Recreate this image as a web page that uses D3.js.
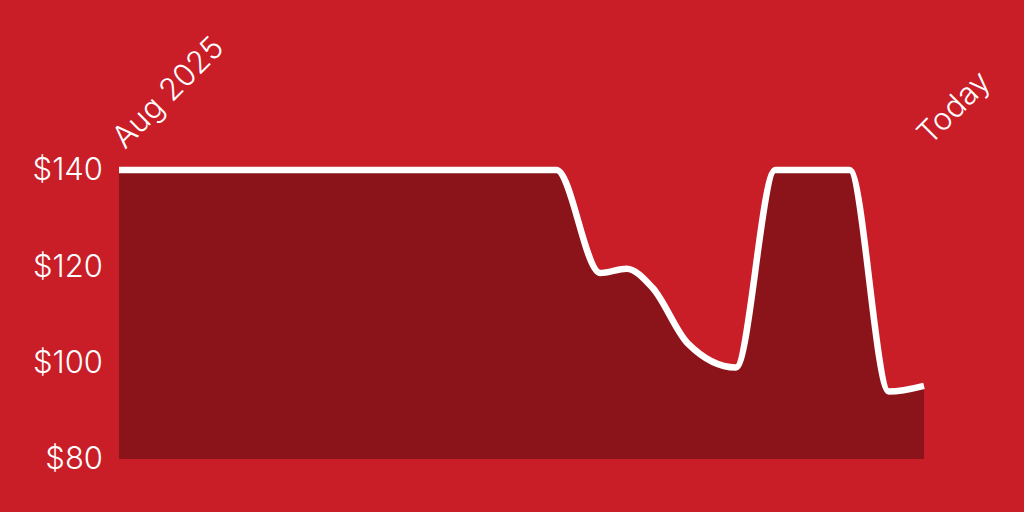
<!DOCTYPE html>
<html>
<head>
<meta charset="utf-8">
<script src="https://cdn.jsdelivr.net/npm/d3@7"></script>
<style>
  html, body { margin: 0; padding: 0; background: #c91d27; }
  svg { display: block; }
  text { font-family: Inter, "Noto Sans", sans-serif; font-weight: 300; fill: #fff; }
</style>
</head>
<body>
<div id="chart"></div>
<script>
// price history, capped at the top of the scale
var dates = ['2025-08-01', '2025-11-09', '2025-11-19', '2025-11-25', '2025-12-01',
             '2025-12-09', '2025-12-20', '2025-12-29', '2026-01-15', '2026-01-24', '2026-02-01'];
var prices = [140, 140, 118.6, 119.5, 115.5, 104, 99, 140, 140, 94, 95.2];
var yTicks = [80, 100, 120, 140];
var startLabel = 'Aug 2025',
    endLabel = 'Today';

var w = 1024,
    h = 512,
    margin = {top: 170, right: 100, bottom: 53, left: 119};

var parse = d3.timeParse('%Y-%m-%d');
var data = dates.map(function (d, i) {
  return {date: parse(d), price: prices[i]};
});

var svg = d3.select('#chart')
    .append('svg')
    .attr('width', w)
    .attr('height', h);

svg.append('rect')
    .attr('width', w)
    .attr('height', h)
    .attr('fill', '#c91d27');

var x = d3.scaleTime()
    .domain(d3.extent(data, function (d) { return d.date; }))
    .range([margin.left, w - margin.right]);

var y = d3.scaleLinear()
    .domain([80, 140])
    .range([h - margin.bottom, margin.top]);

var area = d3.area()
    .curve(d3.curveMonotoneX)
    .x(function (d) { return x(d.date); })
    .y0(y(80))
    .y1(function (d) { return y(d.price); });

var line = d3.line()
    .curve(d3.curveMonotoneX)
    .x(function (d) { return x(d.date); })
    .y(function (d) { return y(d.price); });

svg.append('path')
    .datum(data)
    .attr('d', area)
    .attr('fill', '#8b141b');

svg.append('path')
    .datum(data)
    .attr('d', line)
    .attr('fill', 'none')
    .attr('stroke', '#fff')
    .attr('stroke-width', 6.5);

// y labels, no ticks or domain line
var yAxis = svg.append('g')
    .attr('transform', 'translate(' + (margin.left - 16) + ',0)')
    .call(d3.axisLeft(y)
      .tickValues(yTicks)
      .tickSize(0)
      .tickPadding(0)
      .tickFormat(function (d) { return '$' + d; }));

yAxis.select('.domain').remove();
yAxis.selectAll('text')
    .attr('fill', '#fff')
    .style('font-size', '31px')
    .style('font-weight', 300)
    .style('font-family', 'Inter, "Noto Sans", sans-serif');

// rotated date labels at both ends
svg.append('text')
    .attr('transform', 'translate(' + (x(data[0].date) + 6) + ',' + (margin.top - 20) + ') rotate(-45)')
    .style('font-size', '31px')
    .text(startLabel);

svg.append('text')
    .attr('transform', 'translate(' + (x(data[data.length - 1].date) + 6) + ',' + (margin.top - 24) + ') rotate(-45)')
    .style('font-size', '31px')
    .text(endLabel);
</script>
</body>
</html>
◇ ◇ ◇ ◇ ◇ ◇ ◇
**WRITTEN EXERCISE**
Transcribe the listing in full and omit the pictures.

**TASK OUTPUT**
Recreate this image as a web page that uses D3.js.
<!DOCTYPE html>
<html>
<head>
<meta charset="utf-8">
<script src="https://cdn.jsdelivr.net/npm/d3@7"></script>
<style>
  html, body { margin: 0; padding: 0; background: #c91d27; }
  svg { display: block; }
  text { font-family: Inter, "Noto Sans", sans-serif; font-weight: 300; fill: #fff; }
</style>
</head>
<body>
<div id="chart"></div>
<script>
// price history, capped at the top of the scale
var dates = ['2025-08-01', '2025-11-09', '2025-11-19', '2025-11-25', '2025-12-01',
             '2025-12-09', '2025-12-20', '2025-12-29', '2026-01-15', '2026-01-24', '2026-02-01'];
var prices = [140, 140, 118.6, 119.5, 115.5, 104, 99, 140, 140, 94, 95.2];
var yTicks = [80, 100, 120, 140];
var startLabel = 'Aug 2025',
    endLabel = 'Today';

var w = 1024,
    h = 512,
    margin = {top: 170, right: 100, bottom: 53, left: 119};

var parse = d3.timeParse('%Y-%m-%d');
var data = dates.map(function (d, i) {
  return {date: parse(d), price: prices[i]};
});

var svg = d3.select('#chart')
    .append('svg')
    .attr('width', w)
    .attr('height', h);

svg.append('rect')
    .attr('width', w)
    .attr('height', h)
    .attr('fill', '#c91d27');

var x = d3.scaleTime()
    .domain(d3.extent(data, function (d) { return d.date; }))
    .range([margin.left, w - margin.right]);

var y = d3.scaleLinear()
    .domain([80, 140])
    .range([h - margin.bottom, margin.top]);

var area = d3.area()
    .curve(d3.curveMonotoneX)
    .x(function (d) { return x(d.date); })
    .y0(y(80))
    .y1(function (d) { return y(d.price); });

var line = d3.line()
    .curve(d3.curveMonotoneX)
    .x(function (d) { return x(d.date); })
    .y(function (d) { return y(d.price); });

svg.append('path')
    .datum(data)
    .attr('d', area)
    .attr('fill', '#8b141b');

svg.append('path')
    .datum(data)
    .attr('d', line)
    .attr('fill', 'none')
    .attr('stroke', '#fff')
    .attr('stroke-width', 6.5);

// y labels, no ticks or domain line
var yAxis = svg.append('g')
    .attr('transform', 'translate(' + (margin.left - 16) + ',0)')
    .call(d3.axisLeft(y)
      .tickValues(yTicks)
      .tickSize(0)
      .tickPadding(0)
      .tickFormat(function (d) { return '$' + d; }));

yAxis.select('.domain').remove();
yAxis.selectAll('text')
    .attr('fill', '#fff')
    .style('font-size', '31px')
    .style('font-weight', 300)
    .style('font-family', 'Inter, "Noto Sans", sans-serif');

// rotated date labels at both ends
svg.append('text')
    .attr('transform', 'translate(' + (x(data[0].date) + 6) + ',' + (margin.top - 20) + ') rotate(-45)')
    .style('font-size', '31px')
    .text(startLabel);

svg.append('text')
    .attr('transform', 'translate(' + (x(data[data.length - 1].date) + 6) + ',' + (margin.top - 24) + ') rotate(-45)')
    .style('font-size', '31px')
    .text(endLabel);
</script>
</body>
</html>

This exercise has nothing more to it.